アイゼンを着けるときには通常、氷雪が存在可能なくらい寒いことが多く、(当然!)また忙しいときや悪条件の時に装着することが多いので事前に充分に練習して実際に着けるときに手間取らないくらいまで熟達しなければならない。出来ることならかじかんだ手で冬用の手袋を付けたまま暗いところでも着脱できるようになっていることが望ましい。
外したアイゼンは落とさないようにすること。外してザック等につけておく事は避ける。特に藪漕ぎなどがある場合は藪に持っていかれることがあるのでケースにいれるなどしてザックの中にしまわなければならない。

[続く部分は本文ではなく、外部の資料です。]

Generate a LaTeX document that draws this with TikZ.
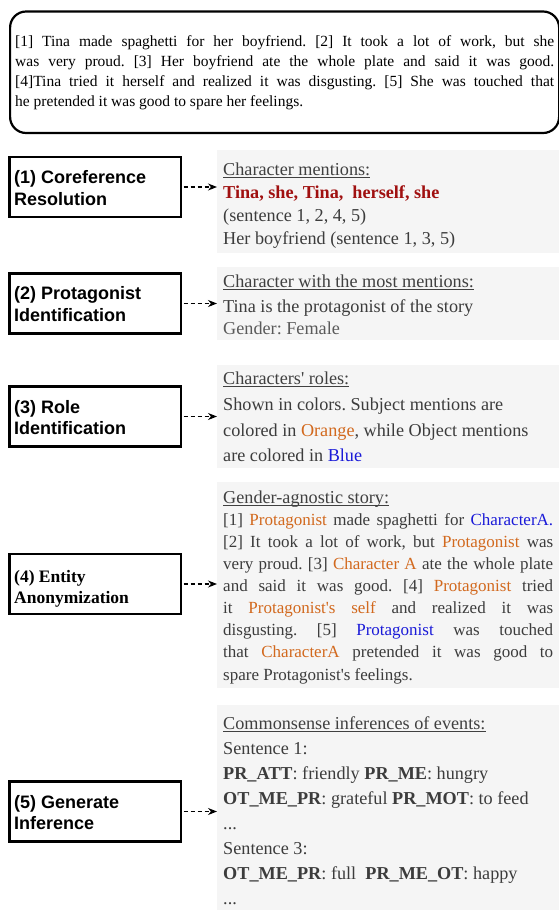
\documentclass[tikz,border=0pt]{standalone}
\usepackage{fontspec}
\setmainfont{Liberation Serif}[Ligatures=TeXOff]
\newfontfamily\arialfam{Liberation Sans}[Ligatures=TeXOff]
\usetikzlibrary{arrows.meta}
\definecolor{panelgray}{HTML}{F5F5F5}
\definecolor{bodygray}{HTML}{3C3C3C}
\definecolor{titlegray}{HTML}{404040}
\definecolor{lightgr}{HTML}{5A5A5A}
\definecolor{orng}{HTML}{D2691E}
\definecolor{blu}{HTML}{1A1AD8}
\definecolor{dred}{HTML}{A01010}
\frenchspacing
\newcommand\myStoryFont{\frenchspacing\fontsize{15.5pt}{20pt}\selectfont}
\newcommand\myPanelFont{\frenchspacing\fontsize{18.2pt}{22pt}\selectfont}
\newcommand\myAnonFont{\frenchspacing\fontsize{17pt}{22pt}\selectfont}
\newcommand\myBoxFont{\arialfam\bfseries\fontsize{18pt}{22pt}\selectfont}
\newcommand\myBoxSerif{\rmfamily\bfseries\fontsize{17.5pt}{22pt}\selectfont}
\newcommand\myO[1]{{\color{orng}#1}}
\newcommand\myB[1]{{\color{blu}#1}}
\newsavebox\myULbox
\newcommand\myUL[1]{\sbox\myULbox{#1}\rlap{\rule[-2.4pt]{\wd\myULbox}{0.9pt}}\usebox\myULbox}
\begin{document}
\begin{tikzpicture}[x=1pt,y=-1pt,
  lbox/.style={draw, line width=2.2pt, minimum width=171.5pt, minimum height=60pt, inner sep=0pt},
  panel/.style={fill=panelgray, draw=none, inner sep=0pt, anchor=north west, minimum width=342pt},
  conn/.style={line width=1.1pt, dash pattern=on 4pt off 3pt, shorten <=1.5pt, -{Stealth[length=9pt,width=7pt]}},
  txt/.style={anchor=base west, inner sep=0pt},
  stxt/.style={txt, font=\myStoryFont},
  ptxt/.style={txt, font=\myPanelFont, text=bodygray},
  ttxt/.style={txt, font=\myPanelFont, text=titlegray},
  atxt/.style={txt, font=\myAnonFont, text=bodygray},
  btxt/.style={txt, font=\myBoxFont},
  bstxt/.style={txt, font=\myBoxSerif}]
\useasboundingbox (0,0) rectangle (559,910);

% story box
\node[draw, line width=2.2pt, rounded corners=16pt, minimum width=549pt, minimum height=121.5pt,
      inner sep=0pt, anchor=north west] (story) at (9,10.4) {};
\node[stxt] (s1) at (15,46.7) {\makebox[539pt][s]{[1] Tina made spaghetti for her boyfriend. [2] It took a lot of work, but she}};
\node[stxt] (s2) at (15,66.6) {\makebox[539pt][s]{was very proud. [3] Her boyfriend ate the whole plate and said it was good.}};
\node[stxt] (s3) at (15,86.5) {\makebox[539pt][s]{[4]Tina tried it herself and realized it was disgusting. [5] She was touched that}};
\node[stxt] (s4) at (15,106.4) {he pretended it was good to spare her feelings.};

% panels
\node[panel, minimum height=103pt] (p1) at (217,150) {};
\node[panel, minimum height=73pt] (p2) at (217,267) {};
\node[panel, minimum height=103pt] (p3) at (217,365) {};
\node[panel, minimum height=206pt] (p4) at (217,482) {};
\node[panel, minimum height=205pt] (p5) at (217,705) {};

% left boxes
\node[lbox] (b1) at (95.25,187) {};
\node[lbox] (b2) at (95.25,303.5) {};
\node[lbox] (b3) at (95.25,416.5) {};
\node[lbox] (b4) at (95.25,584) {};
\node[lbox] (b5) at (95.25,811.5) {};

\node[btxt] (b1a) at (14,183) {(1) Coreference};
\node[btxt] (b1b) at (14,205.5) {Resolution};
\node[btxt] (b2a) at (14,299.5) {(2) Protagonist};
\node[btxt] (b2b) at (14,321) {Identification};
\node[btxt] (b3a) at (14,413) {(3) Role};
\node[btxt] (b3b) at (14,434.5) {Identification};
\node[bstxt] (b4a) at (14,582) {(4) Entity};
\node[bstxt] (b4b) at (14,603.5) {Anonymization};
\node[btxt] (b5a) at (14,808) {(5) Generate};
\node[btxt] (b5b) at (14,829.5) {Inference};

% connectors
\draw[conn] (b1.east) -- (b1.east -| p1.west);
\draw[conn] (b2.east) -- (b2.east -| p2.west);
\draw[conn] (b3.east) -- (b3.east -| p3.west);
\draw[conn] (b4.east) -- (b4.east -| p4.west);
\draw[conn] (b5.east) -- (b5.east -| p5.west);

% panel 1
\node[ttxt] (t1a) at (223,175.5) {\myUL{Character mentions:}};
\node[ptxt, text=dred] (t1b) at (223,198.5) {\bfseries Tina, she, Tina,\ \ herself, she};
\node[ptxt] (t1c) at (223,221.5) {(sentence 1, 2, 4, 5)};
\node[ptxt] (t1d) at (223,244.5) {Her boyfriend (sentence 1, 3, 5)};

% panel 2
\node[ttxt] (t2a) at (223,287) {\myUL{Character with the most mentions:}};
\node[ptxt] (t2b) at (223,312) {Tina is the protagonist of the story};
\node[ptxt, text=lightgr] (t2c) at (223,334.5) {Gender: Female};

% panel 3
\node[ttxt] (t3a) at (223,384.5) {\myUL{Characters' roles:}};
\node[ptxt] (t3b) at (223,410.5) {Shown in colors. Subject mentions are};
\node[ptxt] (t3c) at (223,436) {colored in \myO{Orange}, while Object mentions};
\node[ptxt] (t3d) at (223,461.5) {are colored in \myB{Blue}};

% panel 4
\node[ttxt] (t4a) at (223,503.5) {\myUL{Gender-agnostic story:}};
\node[atxt] (t4b) at (223,525) {\makebox[330pt][s]{[1] \myO{Protagonist} made spaghetti for \myB{CharacterA.}}};
\node[atxt] (t4c) at (223,547.15) {\makebox[330pt][s]{[2] It took a lot of work, but \myO{Protagonist} was}};
\node[atxt] (t4d) at (223,569.3) {\makebox[330pt][s]{very proud. [3] \myO{Character A} ate the whole plate}};
\node[atxt] (t4e) at (223,591.45) {\makebox[330pt][s]{and said it was good. [4] \myO{Protagonist} tried}};
\node[atxt] (t4f) at (223,613.6) {\makebox[330pt][s]{it \myO{Protagonist's self} and realized it was}};
\node[atxt] (t4g) at (223,635.75) {\makebox[330pt][s]{disgusting. [5] \myB{Protagonist} was touched}};
\node[atxt] (t4h) at (223,657.9) {\makebox[330pt][s]{that \myO{CharacterA} pretended it was good to}};
\node[atxt] (t4i) at (223,680.05) {spare Protagonist's feelings.};

% panel 5
\node[ttxt] (t5a) at (223,729.5) {\myUL{Commonsense inferences of events:}};
\node[ptxt] (t5b) at (223,754.5) {Sentence 1:};
\node[ptxt] (t5c) at (223,779.5) {\textbf{PR\_ATT}: friendly \textbf{PR\_ME}: hungry};
\node[ptxt] (t5d) at (223,804.5) {\textbf{OT\_ME\_PR}: grateful \textbf{PR\_MOT}: to feed};
\node[ptxt] (t5e) at (223,829.5) {...};
\node[ptxt] (t5f) at (223,854.5) {Sentence 3:};
\node[ptxt] (t5g) at (223,879.5) {\textbf{OT\_ME\_PR}: full\ \ \textbf{PR\_ME\_OT}: happy};
\node[ptxt] (t5h) at (223,904.5) {...};
\end{tikzpicture}
\end{document}
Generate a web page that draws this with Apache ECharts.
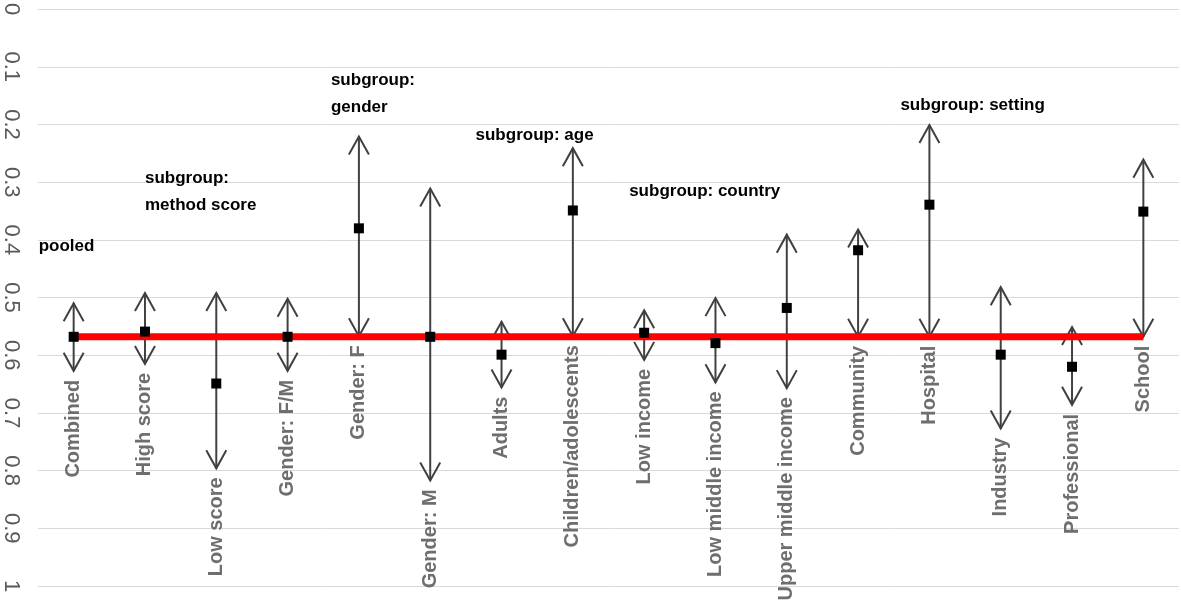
<!DOCTYPE html>
<html>
<head>
<meta charset="utf-8">
<script src="https://cdn.jsdelivr.net/npm/echarts@6/dist/echarts.min.js"></script>
<style>html,body{margin:0;padding:0;background:#fff}#c{width:1181px;height:609px}</style>
</head>
<body>
<div id="c"></div>
<script>
// ---- data ----
const categories = ['Combined','High score','Low score','Gender: F/M','Gender: F','Gender: M','Adults','Children/adolescents','Low income','Low middle income','Upper middle income','Community','Hospital','Industry','Professional','School'];
const estimates = [0.568,0.559,0.649,0.568,0.380,0.568,0.599,0.349,0.561,0.579,0.518,0.418,0.339,0.599,0.620,0.351];
const ciTop =     [0.510,0.492,0.492,0.502,0.221,0.311,0.542,0.241,0.522,0.501,0.391,0.382,0.201,0.482,0.551,0.261];
const ciBottom =  [0.627,0.615,0.796,0.627,0.567,0.817,0.656,0.567,0.608,0.647,0.657,0.568,0.568,0.727,0.686,0.568];
const pooled = 0.568;
const yTickLabels = ['0','0.1','0.2','0.3','0.4','0.5','0.6','0.7','0.8','0.9','1'];
const annoTexts = ['pooled','subgroup:\nmethod score','subgroup:\ngender','subgroup: age','subgroup: country','subgroup: setting'];
const annoCats = [0,1,4,6,8,12];
const annoValues = [0.411,0.316,0.147,0.218,0.316,0.166];

// ---- styles ----
const annoOffsetX = [-35,0,-28,-26,-15,-29];
const barColor = '#404040';

const chart = echarts.init(document.getElementById('c'), null, {renderer:'canvas'});
chart.setOption({
  animation: false,
  grid: {left: 38, right: 2, top: 7, bottom: 23, containLabel: false},
  xAxis: {
    type: 'category', data: categories, boundaryGap: true,
    axisLine: {show: false}, axisTick: {show: false}, axisLabel: {show: false}, splitLine: {show: false}
  },
  yAxis: {
    type: 'value', inverse: true, min: 0, max: 1, interval: 0.1,
    axisLine: {show: false}, axisTick: {show: false},
    splitLine: {lineStyle: {color: '#d9d9d9', width: 1}},
    axisLabel: {
      rotate: -90, margin: 16, color: '#595959', fontSize: 22, fontFamily: 'Liberation Sans',
      formatter: function (v) { return yTickLabels[Math.round(v * 10)]; }
    }
  },
  series: [
    {
      type: 'custom', z: 2,
      data: categories.map(function (c, i) { return [i, ciTop[i], ciBottom[i]]; }),
      renderItem: function (params, api) {
        const x = api.value(0);
        const t = api.coord([x, api.value(1)]);
        const b = api.coord([x, api.value(2)]);
        const ah = 18, aw = 10;
        const st = {stroke: barColor, lineWidth: 2, fill: null};
        return {type: 'group', children: [
          {type: 'line', shape: {x1: t[0], y1: t[1], x2: b[0], y2: b[1]}, style: st},
          {type: 'polyline', shape: {points: [[t[0]-aw, t[1]+ah],[t[0], t[1]],[t[0]+aw, t[1]+ah]]}, style: st},
          {type: 'polyline', shape: {points: [[b[0]-aw, b[1]-ah],[b[0], b[1]],[b[0]+aw, b[1]-ah]]}, style: st},
          {type: 'text', x: b[0], y: b[1] + 9, rotation: Math.PI / 2,
           style: {text: categories[params.dataIndex], align: 'right', verticalAlign: 'middle',
                   fontSize: 20, fontWeight: 'bold', fontFamily: 'Liberation Sans', fill: '#6e6e6e'}}
        ]};
      }
    },
    {
      type: 'line', z: 3, data: categories.map(function () { return pooled; }),
      symbol: 'none', lineStyle: {color: '#ff0000', width: 7}, silent: true
    },
    {
      type: 'scatter', z: 4, data: estimates, symbol: 'rect', symbolSize: 10,
      itemStyle: {color: '#000000', opacity: 1}
    },
    {
      type: 'custom', z: 5,
      data: annoTexts.map(function (t, i) { return [annoCats[i], annoValues[i]]; }),
      renderItem: function (params, api) {
        const p = api.coord([api.value(0), api.value(1)]);
        return {type: 'text', x: p[0] + annoOffsetX[params.dataIndex], y: p[1],
          style: {text: annoTexts[params.dataIndex], align: 'left', verticalAlign: 'middle',
                  fontSize: 17, fontWeight: 'bold', fontFamily: 'Liberation Sans', fill: '#000', lineHeight: 27}};
      }
    }
  ]
});
</script>
</body>
</html>
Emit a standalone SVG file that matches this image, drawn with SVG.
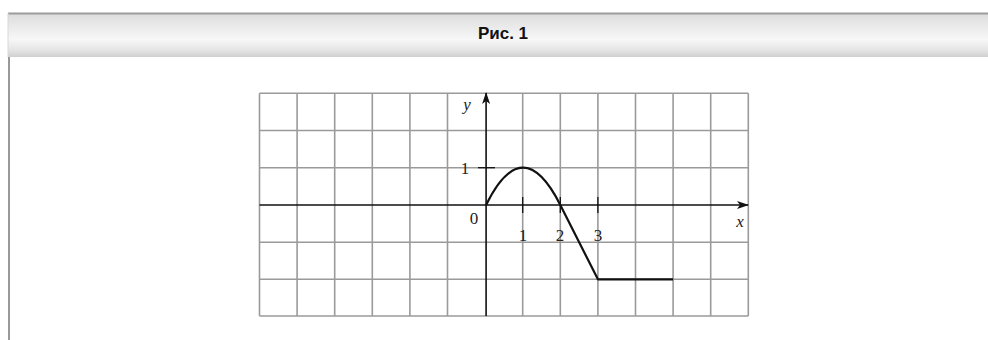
<svg xmlns="http://www.w3.org/2000/svg" width="988" height="340" viewBox="0 0 988 340">
<defs>
<linearGradient id="hg" x1="0" y1="0" x2="0" y2="1">
<stop offset="0" stop-color="#dcdcdc"/>
<stop offset="0.6" stop-color="#f7f7f7"/>
<stop offset="0.85" stop-color="#e4e4e4"/>
<stop offset="1" stop-color="#cfcfcf"/>
</linearGradient>
<marker id="arr" markerWidth="12" markerHeight="8" refX="11" refY="4" orient="auto" markerUnits="userSpaceOnUse">
<path d="M0,0 L12,4 L0,8 L3,4 Z" fill="#111"/>
</marker>
<style>
.grid line{stroke:#9a9a9a;stroke-width:1.6}
.axis{stroke:#111;stroke-width:1.6;fill:none}
.tick{stroke:#111;stroke-width:1.3}
.curve{stroke:#111;stroke-width:2.2;fill:none;stroke-linejoin:round}
.lbl{font-family:"Liberation Serif",serif;font-size:17px;fill:#222}
.it{font-style:italic}
</style>
</defs>
<rect width="988" height="340" fill="#fff"/>
<g id="header">
<rect x="8" y="13" width="980" height="44" fill="url(#hg)"/>
<line x1="8" y1="13.5" x2="988" y2="13.5" stroke="#9c9c9c" stroke-width="2"/>
<line x1="8" y1="13" x2="8" y2="57" stroke="#d8d8d8" stroke-width="1"/>
<text x="503" y="39" text-anchor="middle" font-family="Liberation Sans, sans-serif" font-weight="bold" font-size="17" fill="#111">Рис. 1</text>
</g>
<line x1="9" y1="57" x2="9" y2="340" stroke="#777" stroke-width="1.5"/>
<g id="grid" class="grid">
<line x1="259.5" y1="93.3" x2="259.5" y2="316"/>
<line x1="297.1" y1="93.3" x2="297.1" y2="316"/>
<line x1="334.7" y1="93.3" x2="334.7" y2="316"/>
<line x1="372.3" y1="93.3" x2="372.3" y2="316"/>
<line x1="409.9" y1="93.3" x2="409.9" y2="316"/>
<line x1="447.5" y1="93.3" x2="447.5" y2="316"/>
<line x1="522.7" y1="93.3" x2="522.7" y2="316"/>
<line x1="560.3" y1="93.3" x2="560.3" y2="316"/>
<line x1="597.9" y1="93.3" x2="597.9" y2="316"/>
<line x1="635.5" y1="93.3" x2="635.5" y2="316"/>
<line x1="673.1" y1="93.3" x2="673.1" y2="316"/>
<line x1="710.7" y1="93.3" x2="710.7" y2="316"/>
<line x1="748.3" y1="93.3" x2="748.3" y2="316"/>
<line x1="259.5" y1="93.3" x2="748.3" y2="93.3"/>
<line x1="259.5" y1="130.5" x2="748.3" y2="130.5"/>
<line x1="259.5" y1="167.7" x2="748.3" y2="167.7"/>
<line x1="259.5" y1="242.2" x2="748.3" y2="242.2"/>
<line x1="259.5" y1="279.3" x2="748.3" y2="279.3"/>
<line x1="259.5" y1="316" x2="748.3" y2="316"/>
</g>
<g id="connectors">
<line class="axis" x1="259.5" y1="205" x2="748" y2="205" marker-end="url(#arr)"/>
<line class="axis" x1="486.1" y1="316" x2="486.1" y2="93" marker-end="url(#arr)"/>
<line class="tick" x1="478" y1="167.7" x2="495" y2="167.7"/>
<line class="tick" x1="522.7" y1="197" x2="522.7" y2="213"/>
<line class="tick" x1="560.3" y1="197" x2="560.3" y2="213"/>
<line class="tick" x1="597.9" y1="197" x2="597.9" y2="213"/>
<path class="curve" d="M486.1,205 Q522.7,130.4 560.3,205 L597.9,279.3 L673.1,279.3"/>
</g>
<g id="labels">
<text class="lbl it" x="467" y="110" text-anchor="middle">y</text>
<text class="lbl" x="465" y="174" text-anchor="middle">1</text>
<text class="lbl" x="474" y="224" text-anchor="middle">0</text>
<text class="lbl" x="523" y="241" text-anchor="middle">1</text>
<text class="lbl" x="560" y="241" text-anchor="middle">2</text>
<text class="lbl" x="598" y="241" text-anchor="middle">3</text>
<text class="lbl it" x="740" y="227" text-anchor="middle">x</text>
</g>
</svg>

また、人の多いところでは非常に危険なため、むき出しにしての持ち運びは絶対に避けること。電車の中などでピッケルとアイゼンを裸のままザックの外側につけて歩いている大馬鹿者を時々見掛けるが、アイゼンをつけた今は亡き馬場さん(絶対国民栄誉賞をあげていただきたかった)に32文ロケット砲をお見舞いしていただきたい位腹が立つ。
テントの設営の時などは必ず外さないとテントを破ったり、つまづいたりするので危険。外したアイゼンは危険なのでテント内には持ちこまず、全員の分を一ヶ所にまとめてピッケルなどを立てて結んでおき、積雪などで埋まってもすぐに見つけられるようにしておくこと。
気温が上がったりするとアイゼンに雪が団子状につくことがあるが億劫がらずにこまめにピッケルのシャフト(ウッドシャフトの場合はシャフトを痛めるのでシュピッツェを使う)や岩角などでたたき落とすこと。雪をつけたまま歩いているとどんどん団子は大きくなりスリップして転んで足をくじいたり滑落の原因となる。
団子防止用のアイゼンにつけるプレートもある。使ったことがないのでよくわからないけれどある程度の効果があり、団子になっても落としやすいそうである。自分はあまり必要と感じない。
皮靴の場合、アイゼンバンドの締めすぎに気を付ける。締めすぎると血行が阻害され、足先がいつまでたっても暖まらず、凍傷の原因となる。多少ゆるめでも靴にきちんと合わせてあればまあ大丈夫。締め具合については経験からつかむこと。